Embracing your distinctiveness

He was only a teenager when the foreign army swarmed over the land. They killed a lot of his friends. The older men he had loved and admired for their courage as soldiers were all slaughtered. Every home had been looted, and every precious memory tarnished as these brutal conquerors, stinking and laughing, had pillaged the land.

Then they grabbed him, dragged him away from his parents, and rounded him up with some other teenage boys. He was weeping, but he was powerless. This was the last time he would ever see his home.

They made him march over 1,000 miles with the other prisoners until they arrived at their destination; a city that was more beautiful than any he had seen, even his beloved home. There were bazaars filled with spices, and gorgeous, wealthy people everywhere.

Soon after arrival, he and the other boys were locked up in a facility and told to wait. Days later, they were dragged one by one into a room and the operation took place. They cut off his testicles without a word, swiftly and decisively, paying no attention to his screams. He was given time to heal up, and as soon as he was walking again, he was brought to the palace.

The boys were lined up, and they were asked their names. He gave his. ‘God-Is-My-Judge’. The man stared at him for a few seconds and said, ‘That’s no good.
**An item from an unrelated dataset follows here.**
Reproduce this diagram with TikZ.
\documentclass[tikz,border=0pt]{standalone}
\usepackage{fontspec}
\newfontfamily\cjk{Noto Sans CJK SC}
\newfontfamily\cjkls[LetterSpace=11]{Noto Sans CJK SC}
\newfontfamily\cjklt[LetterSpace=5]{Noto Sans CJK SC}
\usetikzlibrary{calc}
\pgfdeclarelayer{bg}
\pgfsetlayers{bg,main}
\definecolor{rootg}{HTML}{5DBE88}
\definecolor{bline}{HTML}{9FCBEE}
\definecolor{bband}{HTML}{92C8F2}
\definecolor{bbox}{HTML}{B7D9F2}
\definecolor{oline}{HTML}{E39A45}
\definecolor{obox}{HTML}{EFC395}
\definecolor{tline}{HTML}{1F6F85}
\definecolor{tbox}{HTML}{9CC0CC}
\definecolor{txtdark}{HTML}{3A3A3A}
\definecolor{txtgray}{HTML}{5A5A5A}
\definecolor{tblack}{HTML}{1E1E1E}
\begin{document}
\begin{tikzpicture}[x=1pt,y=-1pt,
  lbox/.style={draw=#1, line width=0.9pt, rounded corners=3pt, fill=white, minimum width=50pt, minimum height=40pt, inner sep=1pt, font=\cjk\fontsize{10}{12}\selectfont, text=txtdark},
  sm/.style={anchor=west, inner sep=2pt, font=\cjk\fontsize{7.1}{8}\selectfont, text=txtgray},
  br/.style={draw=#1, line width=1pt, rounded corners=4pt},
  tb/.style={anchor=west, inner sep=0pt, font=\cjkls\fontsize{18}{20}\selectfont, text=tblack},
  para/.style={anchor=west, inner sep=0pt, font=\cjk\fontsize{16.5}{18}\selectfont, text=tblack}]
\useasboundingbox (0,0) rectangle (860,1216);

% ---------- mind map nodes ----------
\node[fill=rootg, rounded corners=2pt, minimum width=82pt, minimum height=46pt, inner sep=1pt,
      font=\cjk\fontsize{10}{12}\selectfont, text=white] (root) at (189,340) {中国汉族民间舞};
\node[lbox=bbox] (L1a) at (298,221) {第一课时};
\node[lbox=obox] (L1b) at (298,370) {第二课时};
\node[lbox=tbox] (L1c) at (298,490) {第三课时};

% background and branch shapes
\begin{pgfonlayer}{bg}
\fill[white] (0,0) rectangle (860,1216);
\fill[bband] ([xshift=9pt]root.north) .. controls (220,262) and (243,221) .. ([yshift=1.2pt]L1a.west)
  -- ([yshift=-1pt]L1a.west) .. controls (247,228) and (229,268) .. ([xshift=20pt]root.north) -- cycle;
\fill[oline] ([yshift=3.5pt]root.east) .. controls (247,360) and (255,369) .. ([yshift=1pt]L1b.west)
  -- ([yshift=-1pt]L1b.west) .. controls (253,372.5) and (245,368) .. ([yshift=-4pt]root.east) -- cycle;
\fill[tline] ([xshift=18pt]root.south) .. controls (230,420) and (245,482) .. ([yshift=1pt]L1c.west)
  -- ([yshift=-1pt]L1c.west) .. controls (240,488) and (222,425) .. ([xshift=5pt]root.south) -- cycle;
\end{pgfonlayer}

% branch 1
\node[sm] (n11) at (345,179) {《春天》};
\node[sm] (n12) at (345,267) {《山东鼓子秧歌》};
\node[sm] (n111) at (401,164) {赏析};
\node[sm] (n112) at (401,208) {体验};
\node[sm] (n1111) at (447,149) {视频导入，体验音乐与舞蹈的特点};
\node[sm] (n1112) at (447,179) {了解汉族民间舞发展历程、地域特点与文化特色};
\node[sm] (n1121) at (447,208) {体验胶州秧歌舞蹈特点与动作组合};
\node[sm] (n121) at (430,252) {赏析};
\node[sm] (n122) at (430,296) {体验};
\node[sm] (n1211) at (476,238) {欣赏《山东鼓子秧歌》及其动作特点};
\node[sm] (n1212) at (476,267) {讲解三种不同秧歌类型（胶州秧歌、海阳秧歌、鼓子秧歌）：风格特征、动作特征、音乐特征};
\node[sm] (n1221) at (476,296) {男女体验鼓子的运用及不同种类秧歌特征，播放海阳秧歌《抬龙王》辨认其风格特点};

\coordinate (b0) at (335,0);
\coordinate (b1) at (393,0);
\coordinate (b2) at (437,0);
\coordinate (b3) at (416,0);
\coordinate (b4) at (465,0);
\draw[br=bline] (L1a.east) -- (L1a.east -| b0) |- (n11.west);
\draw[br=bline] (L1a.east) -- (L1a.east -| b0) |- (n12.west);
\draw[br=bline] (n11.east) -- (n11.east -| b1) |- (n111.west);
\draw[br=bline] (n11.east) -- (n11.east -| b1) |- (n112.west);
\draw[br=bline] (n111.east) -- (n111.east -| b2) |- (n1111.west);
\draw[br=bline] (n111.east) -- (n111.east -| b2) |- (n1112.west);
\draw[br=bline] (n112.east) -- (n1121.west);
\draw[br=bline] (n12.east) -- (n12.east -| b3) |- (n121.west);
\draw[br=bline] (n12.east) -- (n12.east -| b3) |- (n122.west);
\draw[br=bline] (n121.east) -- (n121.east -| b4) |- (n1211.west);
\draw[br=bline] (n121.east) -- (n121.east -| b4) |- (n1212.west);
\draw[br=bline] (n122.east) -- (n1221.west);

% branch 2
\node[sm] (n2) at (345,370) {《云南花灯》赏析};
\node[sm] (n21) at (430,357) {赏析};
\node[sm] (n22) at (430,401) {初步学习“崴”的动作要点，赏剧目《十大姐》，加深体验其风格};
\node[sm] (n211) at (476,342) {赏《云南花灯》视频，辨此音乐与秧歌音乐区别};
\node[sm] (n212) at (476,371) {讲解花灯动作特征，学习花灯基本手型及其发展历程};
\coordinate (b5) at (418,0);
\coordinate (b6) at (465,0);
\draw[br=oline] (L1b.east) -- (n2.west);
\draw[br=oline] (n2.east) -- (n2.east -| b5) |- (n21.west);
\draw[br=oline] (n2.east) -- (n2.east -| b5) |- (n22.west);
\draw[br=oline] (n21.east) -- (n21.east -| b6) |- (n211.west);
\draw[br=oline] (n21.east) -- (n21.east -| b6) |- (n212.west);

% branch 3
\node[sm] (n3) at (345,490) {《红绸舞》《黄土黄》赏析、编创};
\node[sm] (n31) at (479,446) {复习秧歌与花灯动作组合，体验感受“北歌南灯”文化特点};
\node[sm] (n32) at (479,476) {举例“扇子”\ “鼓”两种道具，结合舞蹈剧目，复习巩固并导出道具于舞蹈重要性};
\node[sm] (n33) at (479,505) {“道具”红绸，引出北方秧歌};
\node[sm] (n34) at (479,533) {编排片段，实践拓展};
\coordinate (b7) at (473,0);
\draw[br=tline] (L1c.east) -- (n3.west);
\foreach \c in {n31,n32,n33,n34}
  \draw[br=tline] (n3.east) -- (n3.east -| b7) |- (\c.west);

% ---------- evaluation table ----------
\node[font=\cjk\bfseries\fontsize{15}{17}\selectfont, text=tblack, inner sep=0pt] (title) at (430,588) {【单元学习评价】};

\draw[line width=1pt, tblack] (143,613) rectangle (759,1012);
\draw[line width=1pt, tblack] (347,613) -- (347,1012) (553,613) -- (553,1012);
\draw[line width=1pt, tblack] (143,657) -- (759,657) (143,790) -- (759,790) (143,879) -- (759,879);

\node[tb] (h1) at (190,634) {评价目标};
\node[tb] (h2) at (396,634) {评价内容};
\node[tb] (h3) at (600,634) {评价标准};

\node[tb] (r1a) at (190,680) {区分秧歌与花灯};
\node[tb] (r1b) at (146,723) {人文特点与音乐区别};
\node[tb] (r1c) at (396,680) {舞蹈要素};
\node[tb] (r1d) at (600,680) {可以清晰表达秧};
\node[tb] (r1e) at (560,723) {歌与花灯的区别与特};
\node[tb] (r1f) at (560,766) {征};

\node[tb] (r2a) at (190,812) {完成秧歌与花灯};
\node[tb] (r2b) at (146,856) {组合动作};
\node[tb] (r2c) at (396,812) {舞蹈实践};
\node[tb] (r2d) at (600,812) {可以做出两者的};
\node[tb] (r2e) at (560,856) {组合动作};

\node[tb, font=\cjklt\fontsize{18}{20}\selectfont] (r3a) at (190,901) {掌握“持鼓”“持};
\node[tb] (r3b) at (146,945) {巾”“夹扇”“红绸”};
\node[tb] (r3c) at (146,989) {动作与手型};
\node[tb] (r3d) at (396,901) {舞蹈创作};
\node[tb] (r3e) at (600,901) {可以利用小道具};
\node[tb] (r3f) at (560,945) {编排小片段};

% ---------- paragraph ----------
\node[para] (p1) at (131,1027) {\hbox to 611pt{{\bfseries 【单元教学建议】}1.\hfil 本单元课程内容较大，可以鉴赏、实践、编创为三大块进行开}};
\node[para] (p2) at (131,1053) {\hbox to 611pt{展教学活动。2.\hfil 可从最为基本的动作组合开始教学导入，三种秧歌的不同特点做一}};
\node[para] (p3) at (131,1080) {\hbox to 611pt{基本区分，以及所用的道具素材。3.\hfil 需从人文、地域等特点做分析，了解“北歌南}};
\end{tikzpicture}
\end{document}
Your new name is, O-Wife-Of-The-God-Bel-Protect-The-King.’

After weeks and weeks of sadness and despair, something odd was happening. These foreigners were treating him nicely. He was given a comfortable bed and new clothes, along with the other boys. Then they were invited to come and dine in the palace.

As the food was brought out, he looked with longing. He had never seen so much meat. And there was no shortage of wine. His stomach growled, and he felt like he could eat it all, by himself. But he also felt a subtle but definite hesitation in his spirit. He stared at the food and suddenly realised what he had to do.

They had ripped him from his family. They had taken him from his home. They had stolen his manhood, and now they’d named him according to their gods. He realised that they were breaking him down so that they could remould him as one of their own. And now this lavish treatment, the comfort, the food, the wine, was their way of turning him into their loyal subject. He understood that the greatest threat to his identity was not pain, it was pleasure.

So he said no. He wouldn’t eat the food. It wasn’t that there was anything wrong with it. His God, the True God, would not mind if he ate it. But he just knew that he had to draw the line somewhere. He had to define himself as belonging to the True God. He had to remember who he was.

And so he ate nothing but vegetables and water. The meats smelled unbelievably good, charred to perfection. But even though he was exercising self-denial, he had that glowing sense of happiness in the deepest part of his heart. He had carved out a sanctuary of worship, a way of saying to the True God, ‘I’m yours. I can’t be bought. I can’t be seduced to love this place more than your Holy City.’

Daniel was learning how to be God’s man while he lived in exile. He would serve for decades in this foreign place, trusted by a succession of emperors as a man of exemplary character and divine wisdom. But he would always remember that he was a servant of the True God. Living in exile could not strip him of his identity as a Hebrew, as a man of God. His small act of defiance in refusing the pleasures of Babylon had forever sealed his destiny as one who belonged to God.